■ **TASK DESCRIPTION**: What follows is a set of records; restate each one word for word and drop the pictures.

■ **INFORMATION SUPPLIED**:
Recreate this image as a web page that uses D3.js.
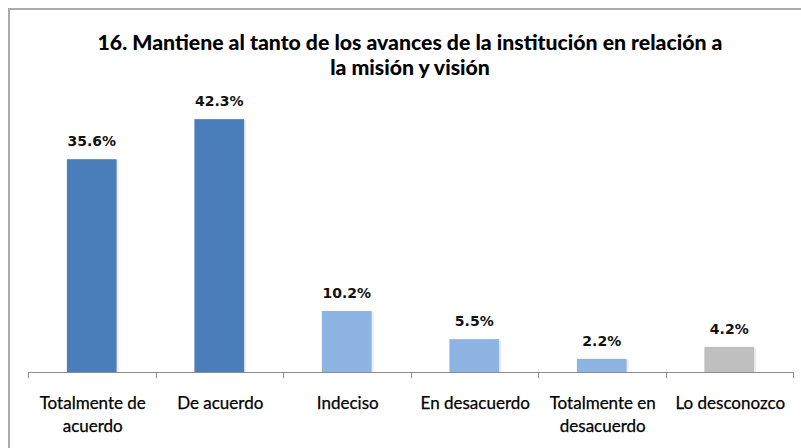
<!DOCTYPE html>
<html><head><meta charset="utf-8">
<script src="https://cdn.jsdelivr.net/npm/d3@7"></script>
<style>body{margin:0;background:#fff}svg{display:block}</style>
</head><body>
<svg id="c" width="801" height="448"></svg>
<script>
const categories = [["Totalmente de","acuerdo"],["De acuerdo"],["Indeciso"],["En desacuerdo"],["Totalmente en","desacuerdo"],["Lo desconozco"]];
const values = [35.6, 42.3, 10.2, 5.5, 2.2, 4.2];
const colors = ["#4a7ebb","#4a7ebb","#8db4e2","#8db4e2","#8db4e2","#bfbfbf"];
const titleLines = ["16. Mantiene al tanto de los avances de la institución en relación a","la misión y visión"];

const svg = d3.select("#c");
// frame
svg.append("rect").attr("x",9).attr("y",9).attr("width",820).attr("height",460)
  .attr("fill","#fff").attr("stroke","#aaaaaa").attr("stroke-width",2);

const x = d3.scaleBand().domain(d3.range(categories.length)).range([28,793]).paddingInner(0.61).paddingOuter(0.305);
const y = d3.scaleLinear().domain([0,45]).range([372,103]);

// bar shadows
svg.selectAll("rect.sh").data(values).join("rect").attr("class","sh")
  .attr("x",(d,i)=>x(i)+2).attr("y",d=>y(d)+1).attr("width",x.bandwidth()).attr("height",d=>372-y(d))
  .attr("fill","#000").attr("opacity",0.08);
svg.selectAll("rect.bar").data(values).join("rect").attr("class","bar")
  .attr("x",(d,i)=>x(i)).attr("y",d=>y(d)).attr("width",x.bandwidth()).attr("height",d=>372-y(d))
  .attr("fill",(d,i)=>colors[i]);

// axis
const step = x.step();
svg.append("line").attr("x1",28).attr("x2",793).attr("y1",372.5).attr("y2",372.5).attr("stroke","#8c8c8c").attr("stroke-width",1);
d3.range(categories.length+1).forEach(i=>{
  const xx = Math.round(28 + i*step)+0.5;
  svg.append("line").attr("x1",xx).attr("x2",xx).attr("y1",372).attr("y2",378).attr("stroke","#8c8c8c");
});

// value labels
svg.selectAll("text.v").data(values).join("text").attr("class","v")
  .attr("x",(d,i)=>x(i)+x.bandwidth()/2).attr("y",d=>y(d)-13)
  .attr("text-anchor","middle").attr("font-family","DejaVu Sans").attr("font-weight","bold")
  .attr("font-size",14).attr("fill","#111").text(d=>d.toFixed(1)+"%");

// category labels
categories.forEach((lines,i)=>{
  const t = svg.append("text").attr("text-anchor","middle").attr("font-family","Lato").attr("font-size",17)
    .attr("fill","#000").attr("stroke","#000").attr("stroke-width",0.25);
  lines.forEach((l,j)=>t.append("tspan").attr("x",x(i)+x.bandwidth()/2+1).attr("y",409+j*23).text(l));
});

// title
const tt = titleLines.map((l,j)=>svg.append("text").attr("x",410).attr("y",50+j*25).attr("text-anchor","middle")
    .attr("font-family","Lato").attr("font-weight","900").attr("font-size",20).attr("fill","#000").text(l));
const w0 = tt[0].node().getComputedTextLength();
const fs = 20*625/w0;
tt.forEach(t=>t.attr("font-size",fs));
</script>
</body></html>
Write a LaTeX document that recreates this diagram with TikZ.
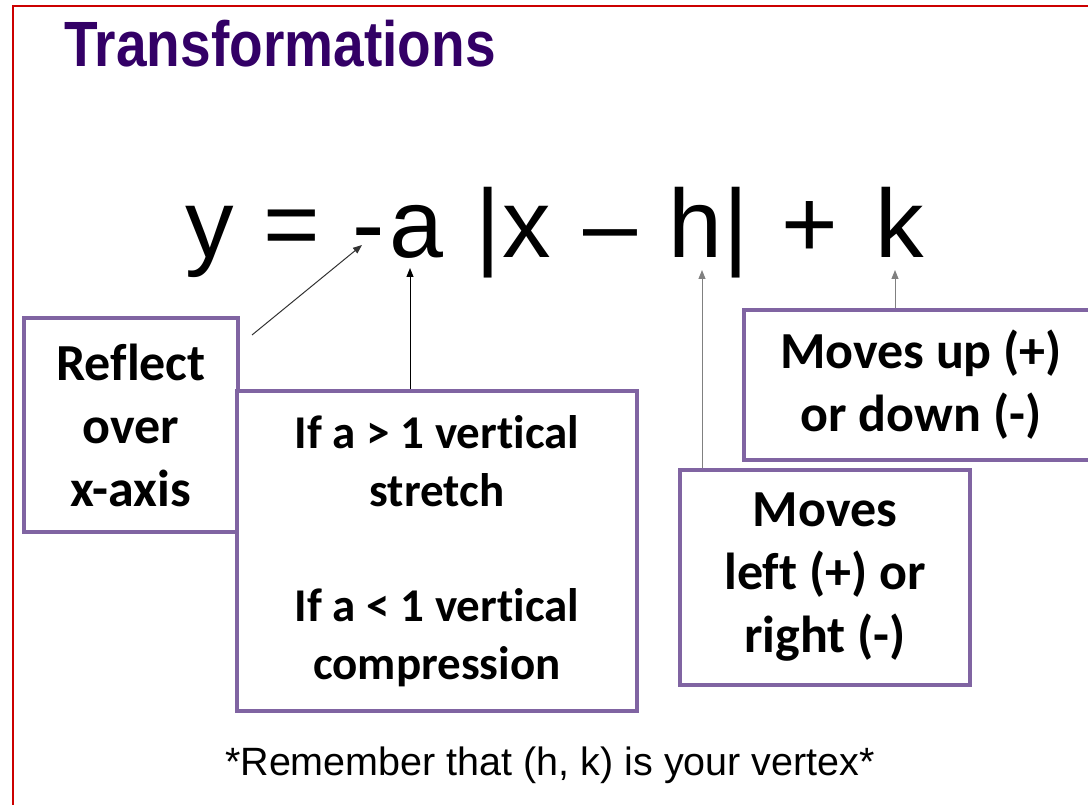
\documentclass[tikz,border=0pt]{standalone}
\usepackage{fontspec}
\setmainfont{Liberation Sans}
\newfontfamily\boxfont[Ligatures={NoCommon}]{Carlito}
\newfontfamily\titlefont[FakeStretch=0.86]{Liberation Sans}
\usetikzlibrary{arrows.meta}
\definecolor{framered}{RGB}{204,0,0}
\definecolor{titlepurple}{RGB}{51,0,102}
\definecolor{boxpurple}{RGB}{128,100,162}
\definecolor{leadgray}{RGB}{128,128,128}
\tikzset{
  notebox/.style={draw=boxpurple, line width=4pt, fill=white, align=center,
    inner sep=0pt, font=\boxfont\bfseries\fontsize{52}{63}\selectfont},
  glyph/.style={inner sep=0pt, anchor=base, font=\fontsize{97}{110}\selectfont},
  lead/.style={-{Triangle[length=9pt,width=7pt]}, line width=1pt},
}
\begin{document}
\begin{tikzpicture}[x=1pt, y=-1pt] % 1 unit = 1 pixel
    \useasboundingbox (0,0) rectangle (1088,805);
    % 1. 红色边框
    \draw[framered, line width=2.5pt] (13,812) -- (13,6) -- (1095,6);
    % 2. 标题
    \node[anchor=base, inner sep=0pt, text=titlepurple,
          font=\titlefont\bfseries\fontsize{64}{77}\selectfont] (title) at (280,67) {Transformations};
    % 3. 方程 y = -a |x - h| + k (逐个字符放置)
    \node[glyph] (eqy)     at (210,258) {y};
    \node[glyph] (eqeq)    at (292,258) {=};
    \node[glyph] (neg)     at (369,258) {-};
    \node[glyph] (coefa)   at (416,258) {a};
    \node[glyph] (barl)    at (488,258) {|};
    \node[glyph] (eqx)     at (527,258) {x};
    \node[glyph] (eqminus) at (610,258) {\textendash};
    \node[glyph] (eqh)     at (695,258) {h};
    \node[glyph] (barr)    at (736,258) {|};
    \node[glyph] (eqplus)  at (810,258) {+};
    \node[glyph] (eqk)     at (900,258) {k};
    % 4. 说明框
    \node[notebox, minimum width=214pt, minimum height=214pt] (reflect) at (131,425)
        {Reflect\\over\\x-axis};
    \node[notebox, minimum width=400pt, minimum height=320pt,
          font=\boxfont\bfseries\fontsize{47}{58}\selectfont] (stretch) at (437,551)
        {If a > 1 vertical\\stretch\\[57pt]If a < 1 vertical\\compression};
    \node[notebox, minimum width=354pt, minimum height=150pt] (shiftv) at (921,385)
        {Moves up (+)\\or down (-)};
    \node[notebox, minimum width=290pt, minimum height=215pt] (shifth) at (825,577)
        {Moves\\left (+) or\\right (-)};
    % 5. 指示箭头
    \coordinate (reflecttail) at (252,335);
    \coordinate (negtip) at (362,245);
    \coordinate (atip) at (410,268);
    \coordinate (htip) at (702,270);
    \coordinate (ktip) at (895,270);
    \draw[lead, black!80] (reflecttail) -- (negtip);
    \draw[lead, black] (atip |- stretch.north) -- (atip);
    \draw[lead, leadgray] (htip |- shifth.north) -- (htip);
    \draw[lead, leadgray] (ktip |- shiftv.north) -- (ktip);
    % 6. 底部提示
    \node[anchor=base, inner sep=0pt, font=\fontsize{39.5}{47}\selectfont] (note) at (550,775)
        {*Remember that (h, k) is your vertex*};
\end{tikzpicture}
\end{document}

■ **TASK SOLUTION**:
Recreate this image as a web page that uses D3.js.
<!DOCTYPE html>
<html><head><meta charset="utf-8">
<script src="https://cdn.jsdelivr.net/npm/d3@7"></script>
<style>body{margin:0;background:#fff}svg{display:block}</style>
</head><body>
<svg id="c" width="801" height="448"></svg>
<script>
const categories = [["Totalmente de","acuerdo"],["De acuerdo"],["Indeciso"],["En desacuerdo"],["Totalmente en","desacuerdo"],["Lo desconozco"]];
const values = [35.6, 42.3, 10.2, 5.5, 2.2, 4.2];
const colors = ["#4a7ebb","#4a7ebb","#8db4e2","#8db4e2","#8db4e2","#bfbfbf"];
const titleLines = ["16. Mantiene al tanto de los avances de la institución en relación a","la misión y visión"];

const svg = d3.select("#c");
// frame
svg.append("rect").attr("x",9).attr("y",9).attr("width",820).attr("height",460)
  .attr("fill","#fff").attr("stroke","#aaaaaa").attr("stroke-width",2);

const x = d3.scaleBand().domain(d3.range(categories.length)).range([28,793]).paddingInner(0.61).paddingOuter(0.305);
const y = d3.scaleLinear().domain([0,45]).range([372,103]);

// bar shadows
svg.selectAll("rect.sh").data(values).join("rect").attr("class","sh")
  .attr("x",(d,i)=>x(i)+2).attr("y",d=>y(d)+1).attr("width",x.bandwidth()).attr("height",d=>372-y(d))
  .attr("fill","#000").attr("opacity",0.08);
svg.selectAll("rect.bar").data(values).join("rect").attr("class","bar")
  .attr("x",(d,i)=>x(i)).attr("y",d=>y(d)).attr("width",x.bandwidth()).attr("height",d=>372-y(d))
  .attr("fill",(d,i)=>colors[i]);

// axis
const step = x.step();
svg.append("line").attr("x1",28).attr("x2",793).attr("y1",372.5).attr("y2",372.5).attr("stroke","#8c8c8c").attr("stroke-width",1);
d3.range(categories.length+1).forEach(i=>{
  const xx = Math.round(28 + i*step)+0.5;
  svg.append("line").attr("x1",xx).attr("x2",xx).attr("y1",372).attr("y2",378).attr("stroke","#8c8c8c");
});

// value labels
svg.selectAll("text.v").data(values).join("text").attr("class","v")
  .attr("x",(d,i)=>x(i)+x.bandwidth()/2).attr("y",d=>y(d)-13)
  .attr("text-anchor","middle").attr("font-family","DejaVu Sans").attr("font-weight","bold")
  .attr("font-size",14).attr("fill","#111").text(d=>d.toFixed(1)+"%");

// category labels
categories.forEach((lines,i)=>{
  const t = svg.append("text").attr("text-anchor","middle").attr("font-family","Lato").attr("font-size",17)
    .attr("fill","#000").attr("stroke","#000").attr("stroke-width",0.25);
  lines.forEach((l,j)=>t.append("tspan").attr("x",x(i)+x.bandwidth()/2+1).attr("y",409+j*23).text(l));
});

// title
const tt = titleLines.map((l,j)=>svg.append("text").attr("x",410).attr("y",50+j*25).attr("text-anchor","middle")
    .attr("font-family","Lato").attr("font-weight","900").attr("font-size",20).attr("fill","#000").text(l));
const w0 = tt[0].node().getComputedTextLength();
const fs = 20*625/w0;
tt.forEach(t=>t.attr("font-size",fs));
</script>
</body></html>
Write a LaTeX document that recreates this diagram with TikZ.
\documentclass[tikz,border=0pt]{standalone}
\usepackage{fontspec}
\setmainfont{Liberation Sans}
\newfontfamily\boxfont[Ligatures={NoCommon}]{Carlito}
\newfontfamily\titlefont[FakeStretch=0.86]{Liberation Sans}
\usetikzlibrary{arrows.meta}
\definecolor{framered}{RGB}{204,0,0}
\definecolor{titlepurple}{RGB}{51,0,102}
\definecolor{boxpurple}{RGB}{128,100,162}
\definecolor{leadgray}{RGB}{128,128,128}
\tikzset{
  notebox/.style={draw=boxpurple, line width=4pt, fill=white, align=center,
    inner sep=0pt, font=\boxfont\bfseries\fontsize{52}{63}\selectfont},
  glyph/.style={inner sep=0pt, anchor=base, font=\fontsize{97}{110}\selectfont},
  lead/.style={-{Triangle[length=9pt,width=7pt]}, line width=1pt},
}
\begin{document}
\begin{tikzpicture}[x=1pt, y=-1pt] % 1 unit = 1 pixel
    \useasboundingbox (0,0) rectangle (1088,805);
    % 1. 红色边框
    \draw[framered, line width=2.5pt] (13,812) -- (13,6) -- (1095,6);
    % 2. 标题
    \node[anchor=base, inner sep=0pt, text=titlepurple,
          font=\titlefont\bfseries\fontsize{64}{77}\selectfont] (title) at (280,67) {Transformations};
    % 3. 方程 y = -a |x - h| + k (逐个字符放置)
    \node[glyph] (eqy)     at (210,258) {y};
    \node[glyph] (eqeq)    at (292,258) {=};
    \node[glyph] (neg)     at (369,258) {-};
    \node[glyph] (coefa)   at (416,258) {a};
    \node[glyph] (barl)    at (488,258) {|};
    \node[glyph] (eqx)     at (527,258) {x};
    \node[glyph] (eqminus) at (610,258) {\textendash};
    \node[glyph] (eqh)     at (695,258) {h};
    \node[glyph] (barr)    at (736,258) {|};
    \node[glyph] (eqplus)  at (810,258) {+};
    \node[glyph] (eqk)     at (900,258) {k};
    % 4. 说明框
    \node[notebox, minimum width=214pt, minimum height=214pt] (reflect) at (131,425)
        {Reflect\\over\\x-axis};
    \node[notebox, minimum width=400pt, minimum height=320pt,
          font=\boxfont\bfseries\fontsize{47}{58}\selectfont] (stretch) at (437,551)
        {If a > 1 vertical\\stretch\\[57pt]If a < 1 vertical\\compression};
    \node[notebox, minimum width=354pt, minimum height=150pt] (shiftv) at (921,385)
        {Moves up (+)\\or down (-)};
    \node[notebox, minimum width=290pt, minimum height=215pt] (shifth) at (825,577)
        {Moves\\left (+) or\\right (-)};
    % 5. 指示箭头
    \coordinate (reflecttail) at (252,335);
    \coordinate (negtip) at (362,245);
    \coordinate (atip) at (410,268);
    \coordinate (htip) at (702,270);
    \coordinate (ktip) at (895,270);
    \draw[lead, black!80] (reflecttail) -- (negtip);
    \draw[lead, black] (atip |- stretch.north) -- (atip);
    \draw[lead, leadgray] (htip |- shifth.north) -- (htip);
    \draw[lead, leadgray] (ktip |- shiftv.north) -- (ktip);
    % 6. 底部提示
    \node[anchor=base, inner sep=0pt, font=\fontsize{39.5}{47}\selectfont] (note) at (550,775)
        {*Remember that (h, k) is your vertex*};
\end{tikzpicture}
\end{document}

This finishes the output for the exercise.